さて今回は、意外と知られていない手湿疹についてお話します。女性に多い主婦湿疹もこの手湿疹の一種です。症状は手の甲、指の背面、側面に赤み、丘疹が現れ、かゆくて皮膚をかきむしってしまうほどです。よく見ると皮膚の表面近くに小さい水疹が無数にできています。どうやらこれがかゆみの原因のようです。夜になると特にかゆみが増します。進行すると指の腹面や手のひらがカサカサになって乾燥し、部分的にひび割れを起こして痛み、進行性指掌角及症になっていきます。この手湿疹はなかなか完治しないので、何年も苦しんでいる人もたくさんいます。
原因もはっきりと分かっていませんが、水仕事や洗剤をよく使う職業の人、アトピーやアレルギーで体質的に皮膚の免疫力が弱い人、ゴム手袋や紙、ビニール製品を扱う人などに多く発症しています。先日も手湿疹で来局された方のお仕事が一日中ゴム手袋をしての作業でした。治療法は、皮膚科ではほとんどがステロイドホルモン剤や保湿剤、抗ヒスタミン剤の飲み薬です。しかし毎日のステロイドの使用により一時的にかゆみはましになっても、ますます皮膚は黒ずんで薄くなりもろくなっていきます。東洋漢方では2~3カ月を目安としてかゆみを軽くし、炎症をしずめる対症療法と併行して皮膚の血液循環をよくし、体質改善をすすめていきます。それでは代表的な漢方薬を紹介します。

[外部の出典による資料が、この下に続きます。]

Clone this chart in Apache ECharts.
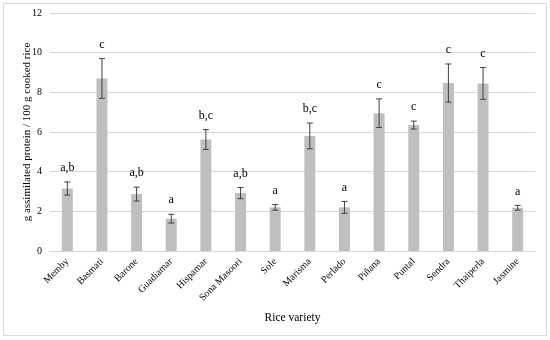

十味敗毒散(じゅうみはいどくさん)…手湿疹の一般的症状に用います。慢性化した時にも効果があります。
四物湯合苡仁(しもつとうごうよくいにん)…普段から貧血気味で手足の冷える人、肌は色つやが悪く乾燥してカサカサしているような時に。
湿清飲(うんせいいん)…手のひらに熱感発赤、充血がある時。
消風散(しょうふうさん)…幹部が湿疹化し皮膚が丘疹傾向を呈し、湿潤、はれ、かゆみがはなはだしい時によく効きます。
紫雲膏(しうんこう)…手湿疹の外用軟骨に用いて大変効果があります。これ以外にもひび、あかぎれ、あせも、ただれ、やけど、痔核の疼痛にも効果を発揮します。
民間薬としてはクマ笹エキスの内服と塗布をおすすめします。
手湿疹は何といっても予防が大切です。水仕事の時は、木綿の手袋の上にゴム手袋を有用する、洗剤は薄めて使用し、最後によく洗い流す、夜はクリームや軟膏などで皮膚の表面の脂肪膜を補給するなどを習慣づけましょう。